Summary: This sermon examines the different uses of the word "Church" in Scripture, the essence of the Church, the definition of the Church, the Church in different periods, the attributes of the Church, and the marks of the Church.


As we continue our series in The Apostles’ Creed I would like to examine today what it means to believe in the holy Catholic Church, the communion of saints. Please listen as I recite the Apostles’ Creed:

I believe in God the Father Almighty,

Maker of heaven and earth.

I believe in Jesus Christ, his only Son, our Lord,

who was conceived by the Holy Spirit,

and born of the Virgin Mary.

He suffered under Pontius Pilate,

was crucified, died, and was buried;

he descended into hell.

The third day he rose again from the dead.

He ascended into heaven

and is seated at the right hand of God the Father Almighty.

From there he will come to judge the living and the dead.

I believe in the Holy Spirit,

the holy Catholic Church,

the communion of saints,

the forgiveness of sins,

the resurrection of the body,

and the life everlasting. Amen.

The third section of the Apostles’ Creed begins with the article: I believe in the Holy Spirit.

From the creating work of the Father (in the first section of the Apostles’ Creed), and the rescuing work of the Son (in the second section of the Apostles’ Creed), it turns to the re-creating work of the Spirit (in the third section of the Apostles’ Creed), whereby the elect are actually made new in and through Christ.

In the third section we affirm our belief in the church (which is a new community), forgiveness (a new relationship), resurrection (a new existence), and everlasting life (a new fulfillment).

Today we want to look at the church, the new community of God’s people which is brought into existence by the work of the Holy Spirit.


Today we want to look at the statement in the Apostles’ Creed in which we affirm belief in “the holy catholic church, the communion of saints.”

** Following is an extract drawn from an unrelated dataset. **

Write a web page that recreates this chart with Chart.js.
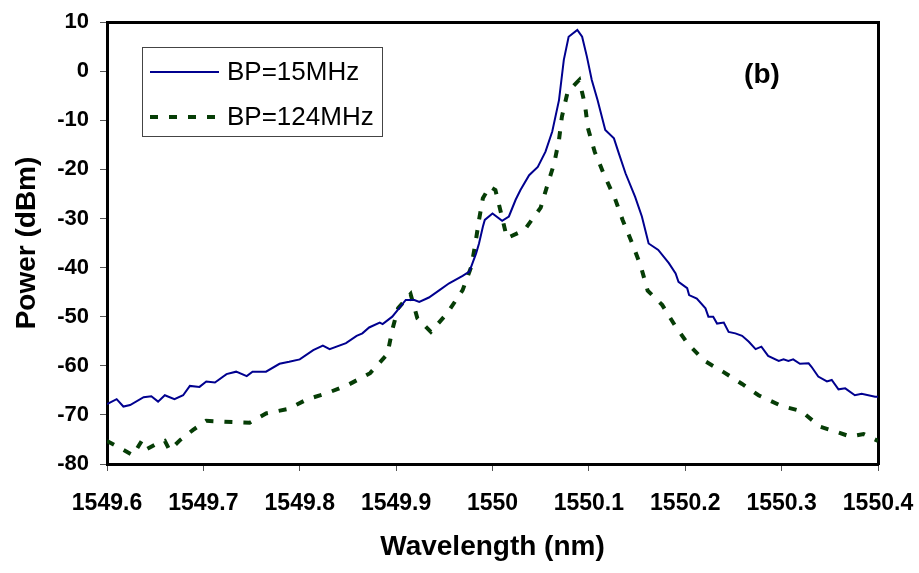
<!DOCTYPE html>
<html>
<head>
<meta charset="utf-8">
<script src="https://cdn.jsdelivr.net/npm/chart.js@4"></script>
<style>
  html, body { margin: 0; padding: 0; background: #fff; }
  #wrap { width: 919px; height: 573px; position: relative; }
</style>
</head>
<body>
<div id="wrap"><canvas id="chart"></canvas></div>
<script>
const FONT = "'Liberation Sans', Arial, sans-serif";

// BP = 15 MHz trace (solid blue)
const wavelength15 = [
    1549.600, 1549.610, 1549.617, 1549.624, 1549.638, 1549.646, 1549.653, 1549.660,
    1549.670, 1549.679, 1549.686, 1549.696, 1549.703, 1549.712, 1549.724, 1549.734,
    1549.745, 1549.751, 1549.765, 1549.779, 1549.789, 1549.800, 1549.814, 1549.824,
    1549.831, 1549.848, 1549.859, 1549.865, 1549.872, 1549.883, 1549.886, 1549.896,
    1549.903, 1549.910, 1549.919, 1549.924, 1549.934, 1549.945, 1549.955, 1549.969,
    1549.976, 1549.983, 1549.986, 1549.990, 1549.992, 1550.000, 1550.010, 1550.017,
    1550.024, 1550.029, 1550.038, 1550.047, 1550.055, 1550.062, 1550.069, 1550.074,
    1550.079, 1550.088, 1550.093, 1550.098, 1550.103, 1550.109, 1550.117, 1550.126,
    1550.131, 1550.138, 1550.148, 1550.155, 1550.162, 1550.172, 1550.183, 1550.190,
    1550.193, 1550.202, 1550.204, 1550.212, 1550.221, 1550.224, 1550.229, 1550.233,
    1550.240, 1550.245, 1550.252, 1550.259, 1550.266, 1550.273, 1550.279, 1550.286,
    1550.297, 1550.302, 1550.307, 1550.312, 1550.319, 1550.328, 1550.331, 1550.338,
    1550.347, 1550.352, 1550.359, 1550.366, 1550.376, 1550.383, 1550.397, 1550.400,
];
const power15 = [
    -67.8, -66.8, -68.3, -68.0, -66.4, -66.2, -67.3, -66.0,
    -66.8, -66.0, -64.1, -64.3, -63.2, -63.4, -61.7, -61.2,
    -62.1, -61.2, -61.2, -59.6, -59.2, -58.7, -56.8, -55.9,
    -56.6, -55.4, -53.9, -53.4, -52.2, -51.2, -51.5, -50.0,
    -48.3, -46.6, -46.6, -47.0, -46.1, -44.6, -43.2, -41.7,
    -40.8, -37.1, -35.1, -31.7, -30.3, -29.0, -30.5, -29.6,
    -26.2, -24.2, -21.2, -19.5, -16.4, -12.3, -5.9, 2.3,
    7.0, 8.4, 7.0, 2.9, -1.8, -5.9, -12.0, -13.7,
    -16.7, -20.8, -25.6, -29.6, -35.1, -36.4, -39.1, -41.2,
    -42.9, -44.2, -45.6, -46.3, -48.3, -50.0, -50.0, -51.4,
    -51.2, -53.1, -53.4, -53.9, -55.1, -56.6, -56.1, -58.0,
    -59.0, -58.7, -59.0, -58.7, -59.6, -59.5, -60.2, -62.2,
    -63.2, -62.9, -64.8, -64.6, -66.0, -65.7, -66.3, -66.3,
];

// BP = 124 MHz trace (dashed green)
const wavelength124 = [
    1549.600, 1549.614, 1549.627, 1549.636, 1549.641, 1549.653, 1549.660, 1549.665,
    1549.676, 1549.689, 1549.703, 1549.722, 1549.748, 1549.765, 1549.788, 1549.808,
    1549.828, 1549.850, 1549.873, 1549.891, 1549.896, 1549.902, 1549.915, 1549.922,
    1549.936, 1549.953, 1549.969, 1549.978, 1549.982, 1549.986, 1549.990, 1549.997,
    1550.003, 1550.009, 1550.015, 1550.033, 1550.050, 1550.057, 1550.064, 1550.069,
    1550.072, 1550.078, 1550.090, 1550.096, 1550.099, 1550.106, 1550.116, 1550.127,
    1550.135, 1550.145, 1550.154, 1550.161, 1550.176, 1550.189, 1550.203, 1550.220,
    1550.239, 1550.259, 1550.276, 1550.300, 1550.320, 1550.340, 1550.356, 1550.371,
    1550.385, 1550.400,
];
const power124 = [
    -75.3, -76.8, -78.2, -75.3, -77.0, -75.7, -75.3, -77.2,
    -75.1, -73.1, -71.2, -71.4, -71.6, -69.7, -68.8, -66.8,
    -65.6, -63.9, -61.5, -57.6, -52.7, -48.3, -45.4, -50.3,
    -53.1, -49.3, -44.6, -39.8, -35.4, -30.3, -25.9, -23.5,
    -24.2, -29.0, -34.0, -32.4, -27.8, -23.2, -18.8, -14.0,
    -9.3, -4.2, -1.8, -6.9, -11.6, -16.4, -21.2, -25.9,
    -30.3, -35.1, -39.8, -44.7, -47.6, -51.7, -55.6, -59.0,
    -61.2, -63.7, -66.0, -68.2, -69.2, -72.4, -73.4, -74.4,
    -73.9, -75.3,
];

const X_MIN = 1549.6;
const X_MAX = 1550.4;
const Y_MIN = -80;
const Y_MAX = 10;

function toPoints(xs, ys) {
    return xs.map((x, i) => ({ x, y: ys[i] }));
}

// legend box + "(b)" panel tag, placed relative to the chart area
const legendBox = {
    id: "legendBox",
    afterDraw(chart) {
        const { ctx, chartArea } = chart;
        const left = chartArea.left + 35;
        const top = chartArea.top + 25;
        ctx.save();
        ctx.strokeStyle = "#444";
        ctx.lineWidth = 1;
        ctx.strokeRect(left + 0.5, top + 0.5, 240, 89);
        chart.data.datasets.forEach((ds, i) => {
            const y = top + 25 + i * 45;
            ctx.beginPath();
            ctx.strokeStyle = ds.borderColor;
            ctx.lineWidth = ds.borderWidth;
            ctx.setLineDash(ds.borderDash || []);
            ctx.moveTo(left + 8, y);
            ctx.lineTo(left + 77, y);
            ctx.stroke();
            ctx.setLineDash([]);
            ctx.fillStyle = "#000";
            ctx.font = `26px ${FONT}`;
            ctx.textBaseline = "middle";
            ctx.textAlign = "left";
            ctx.fillText(ds.label, left + 85, y + 1);
        });
        ctx.font = `bold 28px ${FONT}`;
        ctx.textAlign = "center";
        ctx.textBaseline = "middle";
        ctx.fillText("(b)", chartArea.right - 116, chartArea.top + 53);
        ctx.restore();
    },
};

const tickFormat = (v) => String(Math.round(v * 10) / 10);

new Chart(document.getElementById("chart"), {
    type: "line",
    data: {
        datasets: [
            {
                label: "BP=15MHz",
                data: toPoints(wavelength15, power15),
                borderColor: "#00008f",
                backgroundColor: "#00008f",
                borderWidth: 2,
                pointRadius: 0,
                tension: 0,
                fill: false,
            },
            {
                label: "BP=124MHz",
                data: toPoints(wavelength124, power124),
                borderColor: "#063d06",
                backgroundColor: "#063d06",
                borderWidth: 4,
                borderDash: [8, 11],
                pointRadius: 0,
                tension: 0,
                fill: false,
            },
        ],
    },
    options: {
        responsive: true,
        maintainAspectRatio: false,
        animation: false,
        layout: { padding: 0 },
        plugins: {
            legend: { display: false },
            tooltip: { enabled: false },
        },
        scales: {
            x: {
                type: "linear",
                position: "bottom",
                min: X_MIN,
                max: X_MAX,
                afterFit(scale) {
                    scale.height = 109;
                    // let the last label hang into the right margin
                    scale.paddingRight = 0;
                    scale.paddingLeft = 0;
                },
                ticks: {
                    stepSize: 0.1,
                    padding: 19,
                    color: "#000",
                    font: { family: FONT, size: 23, weight: "bold" },
                    maxRotation: 0,
                    autoSkip: false,
                    callback: tickFormat,
                },
                grid: { drawOnChartArea: false, drawTicks: true, tickLength: 7, color: "#555" },
                border: { display: true, color: "#000", width: 3 },
                title: {
                    display: true,
                    text: "Wavelength (nm)",
                    color: "#000",
                    font: { family: FONT, size: 28, weight: "bold" },
                    padding: { top: 0, bottom: 9 },
                },
            },
            y: {
                type: "linear",
                position: "left",
                min: Y_MIN,
                max: Y_MAX,
                afterFit(scale) {
                    scale.width = 107;
                    scale.paddingTop = 0;
                    scale.paddingBottom = 0;
                },
                ticks: {
                    stepSize: 10,
                    padding: 11,
                    color: "#000",
                    font: { family: FONT, size: 22, weight: "bold" },
                },
                grid: { drawOnChartArea: false, drawTicks: true, tickLength: 7, color: "#555" },
                border: { display: true, color: "#000", width: 3 },
                title: {
                    display: true,
                    text: "Power (dBm)",
                    color: "#000",
                    font: { family: FONT, size: 28, weight: "bold" },
                    padding: { top: 10, bottom: 0 },
                },
            },
            x2: {
                type: "linear",
                position: "top",
                min: X_MIN,
                max: X_MAX,
                afterFit(scale) { scale.height = 22; },
                ticks: { display: false },
                grid: { display: false },
                border: { display: true, color: "#000", width: 3 },
            },
            y2: {
                type: "linear",
                position: "right",
                min: Y_MIN,
                max: Y_MAX,
                afterFit(scale) { scale.width = 41; },
                ticks: { display: false },
                grid: { display: false },
                border: { display: true, color: "#000", width: 3 },
            },
        },
    },
    plugins: [legendBox],
});
</script>
</body>
</html>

I want to do so by looking at the following topics:

1. The Different Uses of the Word “Church” in Scripture,

2. The Essence of the Church,

3. The Distinctions Applied to the Church,

4. The Definition of the Church,

5. The Church in Different Periods,

6. The Attributes of the Church, and

7. The Marks of the Church.

I. The Different Uses of the Word “Church” in Scripture

First, then, let’s look at the different uses of the word “Church” in Scripture.

The principal Old Testament word for Church is derived from a root word meaning “to call.” It was especially applied to the assembly of Israel as they met for worship.

The most common word for Church in the New Testament comes from the verb meaning “to call out.” Both words contemplate the Church as an assembly called out by God.

In the New Testament the word Church sometimes referred to a group of churches. Speaking of the churches in the region of Galatia, Paul says in 1 Corinthians 16:1: “Now about the collection for God’s people: Do what I told the Galatian churches to do.”

Sometimes the word Church designates a local assembly of believers. In his letter to the church at Rome, Paul asks the church there to greet Priscilla and Aquila, and “also the church that meets at their house” (Romans 16:5).

In its most comprehensive sense, the word Church is a description of the whole body of believers, whether in heaven or on earth. Paul says in Colossians 1:18: “And he [i.e., Christ] is the head of the body, the church.”

II. The Essence of the Church

Second, let’s examine the essence of the Church.

Roman Catholics and Protestants differ as to the essential nature of the Church.

The Roman Catholic Church sees the essential nature of the Church as an external and visible organization. And this organization, strictly speaking, does not consist of the whole body that constitute their Church, but of the hierarchy, consisting of the priests together with the higher orders of bishops, archbishops, cardinals, and the Pope. They call this body the “teaching church,” and distinguish it from the common body of believers, which is called the “learning church” or the “hearing church.”

Theoretically, the Roman Catholic Church still holds to the principle that ordinarily there is no salvation outside of the Roman Catholic Church, though the facts often constrain them to modify their view in various ways.

The Reformation in the 16th century reacted against this external conception of the Church and sought to establish the essence of the true Church as the invisible and spiritual communion of the saints. The Church, they said, in its essential nature includes the believers of all ages and no one else, and outside of the Church there is no salvation. It is the spiritual body of Jesus Christ, in which there is no place for unbelievers.